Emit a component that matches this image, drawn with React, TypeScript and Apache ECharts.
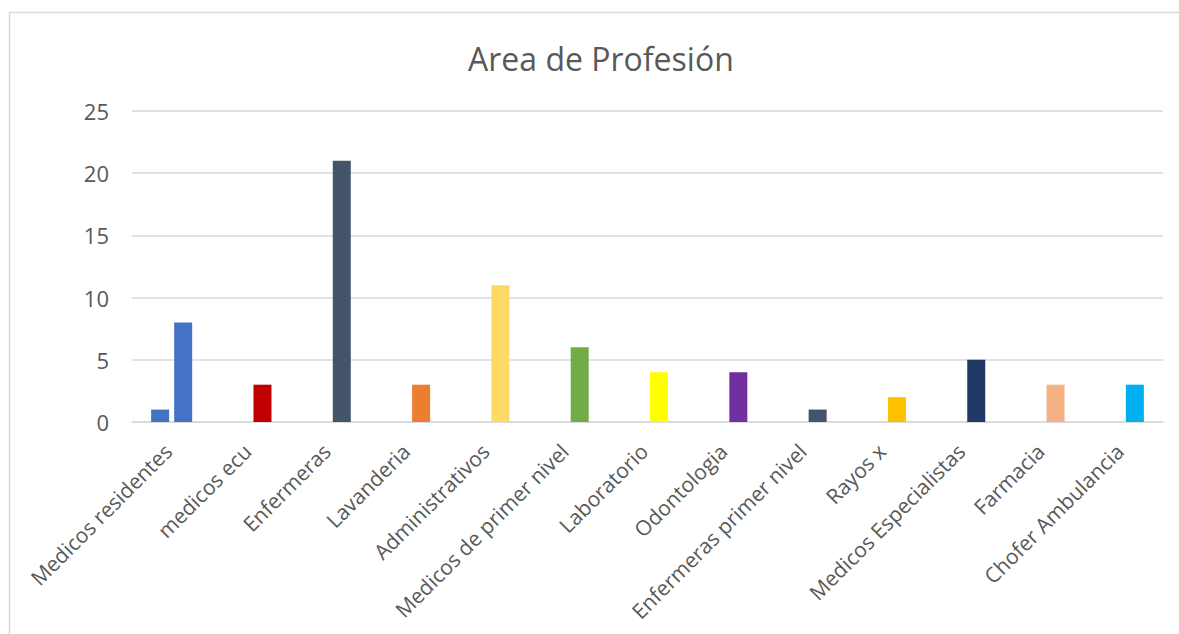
import React, { useEffect, useRef } from "react";
import * as echarts from "echarts";

const categories = [
  "Medicos residentes",
  "medicos ecu",
  "Enfermeras",
  "Lavanderia",
  "Administrativos",
  "Medicos de primer nivel",
  "Laboratorio",
  "Odontologia",
  "Enfermeras primer nivel",
  "Rayos x",
  "Medicos Especialistas",
  "Farmacia",
  "Chofer Ambulancia",
];

const seriesA: (number | string)[] = [1, "-", "-", "-", "-", "-", "-", "-", "-", "-", "-", "-", "-"];
const seriesB = [8, 3, 21, 3, 11, 6, 4, 4, 1, 2, 5, 3, 3];
const barColors = [
  "#4472C4",
  "#C00000",
  "#44546A",
  "#ED7D31",
  "#FFD966",
  "#70AD47",
  "#FFFF00",
  "#7030A0",
  "#44546A",
  "#FFC000",
  "#1F3864",
  "#F4B183",
  "#00B0F0",
];
const yTicks = [0, 5, 10, 15, 20, 25];

const FONT = "'Open Sans', sans-serif";
const TEXT = "#595959";
const GRID = "#D9D9D9";

export default function App() {
  const ref = useRef<HTMLDivElement>(null);
  useEffect(() => {
    document.body.style.margin = "0";
    if (!ref.current) return;
    const chart = echarts.init(ref.current, null, { renderer: "svg" });
    chart.setOption({
      animation: false,
      backgroundColor: "#ffffff",
      textStyle: { fontFamily: FONT },
      title: {
        text: "Area de Profesión",
        left: 463,
        top: 37,
        textStyle: { fontFamily: FONT, fontSize: 32, fontWeight: "normal", color: TEXT },
      },
      graphic: [
        {
          type: "rect",
          shape: { x: 9.5, y: 12.5, width: 1300, height: 800 },
          style: { fill: "none", stroke: GRID, lineWidth: 1.5 },
          silent: true,
        },
      ],
      grid: { left: 132, right: 16, top: 111, bottom: 212 },
      xAxis: {
        type: "category",
        data: categories,
        axisLine: { show: true, lineStyle: { color: GRID, width: 1.5 } },
        axisTick: { show: false },
        axisLabel: {
          interval: 0,
          rotate: 45,
          margin: 22,
          padding: [0, 5, 0, 0],
          fontSize: 21,
          color: TEXT,
          fontFamily: FONT,
        },
      },
      yAxis: {
        type: "value",
        min: yTicks[0],
        max: yTicks[yTicks.length - 1],
        interval: 5,
        axisLine: { show: false },
        axisTick: { show: false },
        splitLine: { lineStyle: { color: GRID, width: 1.5 } },
        axisLabel: { fontSize: 22, color: TEXT, margin: 23, fontFamily: FONT },
      },
      series: [
        {
          type: "bar",
          data: seriesA,
          barWidth: 18,
          barGap: "28%",
          itemStyle: { color: "#4472C4" },
        },
        {
          type: "bar",
          data: seriesB.map((v, i) => ({ value: v, itemStyle: { color: barColors[i] } })),
          barWidth: 18,
          barGap: "28%",
        },
      ],
    });
    return () => chart.dispose();
  }, []);
  return (
    <div
      ref={ref}
      style={{ position: "absolute", left: 0, top: 0, width: 1179, height: 634 }}
    />
  );
}
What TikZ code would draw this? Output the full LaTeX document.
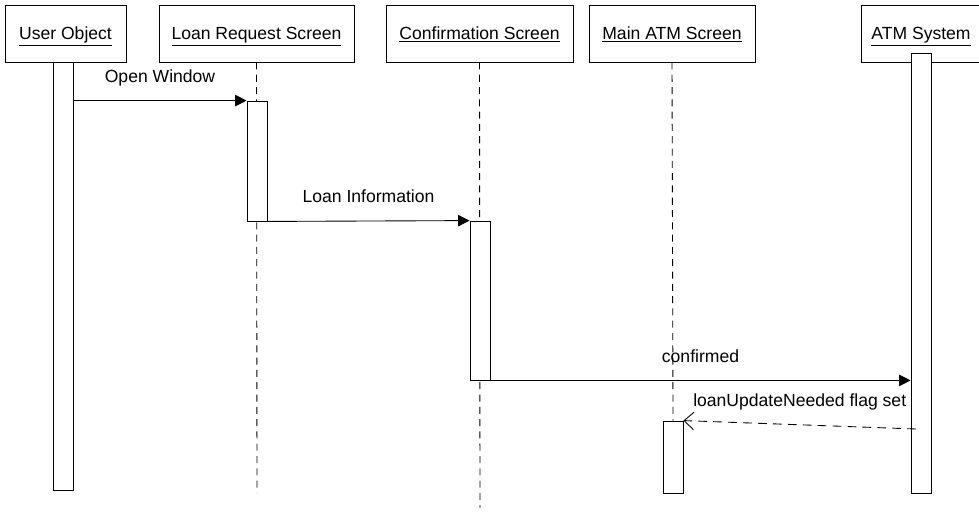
\documentclass[tikz,border=0pt]{standalone}
\usepackage{fontspec}
\setmainfont{Liberation Sans}
\usetikzlibrary{arrows.meta,calc,positioning}

\begin{document}
\begin{tikzpicture}[x=0.02cm,y=-0.02cm,line width=0.5pt,
  font=\fontsize{10}{12}\selectfont,
  obj/.style={draw,rectangle,minimum height=1.14cm,inner sep=0pt,text height=1.6ex,text depth=0.4ex},
  act/.style={draw,fill=white,rectangle,minimum width=0.4cm,inner sep=0pt},
  life/.style={dash pattern=on 4pt off 3pt},
  call/.style={-{Triangle[length=6.5pt,width=6.5pt]}},
  reply/.style={dash pattern=on 5pt off 3.5pt,-{Straight Barb[length=5.5pt,width=10pt]}},
  lbl/.style={midway,yshift=0.48cm,text height=1.6ex,text depth=0.4ex,inner sep=0pt}]

\useasboundingbox (0,0) rectangle (979,511);

% objects
\node[obj,minimum width=2.42cm](U) at (65.5,33.5) {\underline{User Object}};
\node[obj,minimum width=3.9cm](L) at (256.5,33.5) {\underline{Loan Request Screen}};
\node[obj,minimum width=3.74cm](C) at (479.5,33.5) {\underline{Confirmation Screen}};
\node[obj,minimum width=3.32cm](M) at (672,33.5) {\underline{Main ATM Screen}};
\node[obj,minimum width=2.4cm](S) at (921,33.5) {\underline{ATM System}};

% lifelines
\coordinate (Lend) at (257,493);
\coordinate (Cend) at (480,508);
\draw[life] (L.south) -- (Lend);
\draw[life] (C.south) -- (Cend);

% activations
\node[act,minimum height=8.56cm](ua) at (63,276) {};
\node[act,minimum height=2.4cm](la) at (257,161) {};
\node[act,minimum height=3.18cm](ca) at (480,300.5) {};
\node[act,minimum height=1.44cm](ma) at (673,457) {};
\node[act,minimum height=8.8cm](sa) at (921,273) {};
\draw[life] (M.south) -- (ma.north);

% messages
\coordinate (ret) at (916,429);
\path
(ua.east |- la.north west) edge[call] node[lbl] {Open Window} (la.north west)
(la.south east) edge[call] node[lbl] {Loan Information} (ca.north west)
(ca.south east) edge[call] node[lbl] {confirmed} (sa.west |- ca.south east)
(ret) edge[reply] node[lbl] {loanUpdateNeeded flag set} (ma.north east);
\end{tikzpicture}
\end{document}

● ● ● ●

» **TASK GOAL**
Copy the entries above faithfully and omit every image.

» **FINAL RESULT**
Emit a component that matches this image, drawn with React, TypeScript and Apache ECharts.
import React, { useEffect, useRef } from "react";
import * as echarts from "echarts";

const categories = [
  "Medicos residentes",
  "medicos ecu",
  "Enfermeras",
  "Lavanderia",
  "Administrativos",
  "Medicos de primer nivel",
  "Laboratorio",
  "Odontologia",
  "Enfermeras primer nivel",
  "Rayos x",
  "Medicos Especialistas",
  "Farmacia",
  "Chofer Ambulancia",
];

const seriesA: (number | string)[] = [1, "-", "-", "-", "-", "-", "-", "-", "-", "-", "-", "-", "-"];
const seriesB = [8, 3, 21, 3, 11, 6, 4, 4, 1, 2, 5, 3, 3];
const barColors = [
  "#4472C4",
  "#C00000",
  "#44546A",
  "#ED7D31",
  "#FFD966",
  "#70AD47",
  "#FFFF00",
  "#7030A0",
  "#44546A",
  "#FFC000",
  "#1F3864",
  "#F4B183",
  "#00B0F0",
];
const yTicks = [0, 5, 10, 15, 20, 25];

const FONT = "'Open Sans', sans-serif";
const TEXT = "#595959";
const GRID = "#D9D9D9";

export default function App() {
  const ref = useRef<HTMLDivElement>(null);
  useEffect(() => {
    document.body.style.margin = "0";
    if (!ref.current) return;
    const chart = echarts.init(ref.current, null, { renderer: "svg" });
    chart.setOption({
      animation: false,
      backgroundColor: "#ffffff",
      textStyle: { fontFamily: FONT },
      title: {
        text: "Area de Profesión",
        left: 463,
        top: 37,
        textStyle: { fontFamily: FONT, fontSize: 32, fontWeight: "normal", color: TEXT },
      },
      graphic: [
        {
          type: "rect",
          shape: { x: 9.5, y: 12.5, width: 1300, height: 800 },
          style: { fill: "none", stroke: GRID, lineWidth: 1.5 },
          silent: true,
        },
      ],
      grid: { left: 132, right: 16, top: 111, bottom: 212 },
      xAxis: {
        type: "category",
        data: categories,
        axisLine: { show: true, lineStyle: { color: GRID, width: 1.5 } },
        axisTick: { show: false },
        axisLabel: {
          interval: 0,
          rotate: 45,
          margin: 22,
          padding: [0, 5, 0, 0],
          fontSize: 21,
          color: TEXT,
          fontFamily: FONT,
        },
      },
      yAxis: {
        type: "value",
        min: yTicks[0],
        max: yTicks[yTicks.length - 1],
        interval: 5,
        axisLine: { show: false },
        axisTick: { show: false },
        splitLine: { lineStyle: { color: GRID, width: 1.5 } },
        axisLabel: { fontSize: 22, color: TEXT, margin: 23, fontFamily: FONT },
      },
      series: [
        {
          type: "bar",
          data: seriesA,
          barWidth: 18,
          barGap: "28%",
          itemStyle: { color: "#4472C4" },
        },
        {
          type: "bar",
          data: seriesB.map((v, i) => ({ value: v, itemStyle: { color: barColors[i] } })),
          barWidth: 18,
          barGap: "28%",
        },
      ],
    });
    return () => chart.dispose();
  }, []);
  return (
    <div
      ref={ref}
      style={{ position: "absolute", left: 0, top: 0, width: 1179, height: 634 }}
    />
  );
}
What TikZ code would draw this? Output the full LaTeX document.
\documentclass[tikz,border=0pt]{standalone}
\usepackage{fontspec}
\setmainfont{Liberation Sans}
\usetikzlibrary{arrows.meta,calc,positioning}

\begin{document}
\begin{tikzpicture}[x=0.02cm,y=-0.02cm,line width=0.5pt,
  font=\fontsize{10}{12}\selectfont,
  obj/.style={draw,rectangle,minimum height=1.14cm,inner sep=0pt,text height=1.6ex,text depth=0.4ex},
  act/.style={draw,fill=white,rectangle,minimum width=0.4cm,inner sep=0pt},
  life/.style={dash pattern=on 4pt off 3pt},
  call/.style={-{Triangle[length=6.5pt,width=6.5pt]}},
  reply/.style={dash pattern=on 5pt off 3.5pt,-{Straight Barb[length=5.5pt,width=10pt]}},
  lbl/.style={midway,yshift=0.48cm,text height=1.6ex,text depth=0.4ex,inner sep=0pt}]

\useasboundingbox (0,0) rectangle (979,511);

% objects
\node[obj,minimum width=2.42cm](U) at (65.5,33.5) {\underline{User Object}};
\node[obj,minimum width=3.9cm](L) at (256.5,33.5) {\underline{Loan Request Screen}};
\node[obj,minimum width=3.74cm](C) at (479.5,33.5) {\underline{Confirmation Screen}};
\node[obj,minimum width=3.32cm](M) at (672,33.5) {\underline{Main ATM Screen}};
\node[obj,minimum width=2.4cm](S) at (921,33.5) {\underline{ATM System}};

% lifelines
\coordinate (Lend) at (257,493);
\coordinate (Cend) at (480,508);
\draw[life] (L.south) -- (Lend);
\draw[life] (C.south) -- (Cend);

% activations
\node[act,minimum height=8.56cm](ua) at (63,276) {};
\node[act,minimum height=2.4cm](la) at (257,161) {};
\node[act,minimum height=3.18cm](ca) at (480,300.5) {};
\node[act,minimum height=1.44cm](ma) at (673,457) {};
\node[act,minimum height=8.8cm](sa) at (921,273) {};
\draw[life] (M.south) -- (ma.north);

% messages
\coordinate (ret) at (916,429);
\path
(ua.east |- la.north west) edge[call] node[lbl] {Open Window} (la.north west)
(la.south east) edge[call] node[lbl] {Loan Information} (ca.north west)
(ca.south east) edge[call] node[lbl] {confirmed} (sa.west |- ca.south east)
(ret) edge[reply] node[lbl] {loanUpdateNeeded flag set} (ma.north east);
\end{tikzpicture}
\end{document}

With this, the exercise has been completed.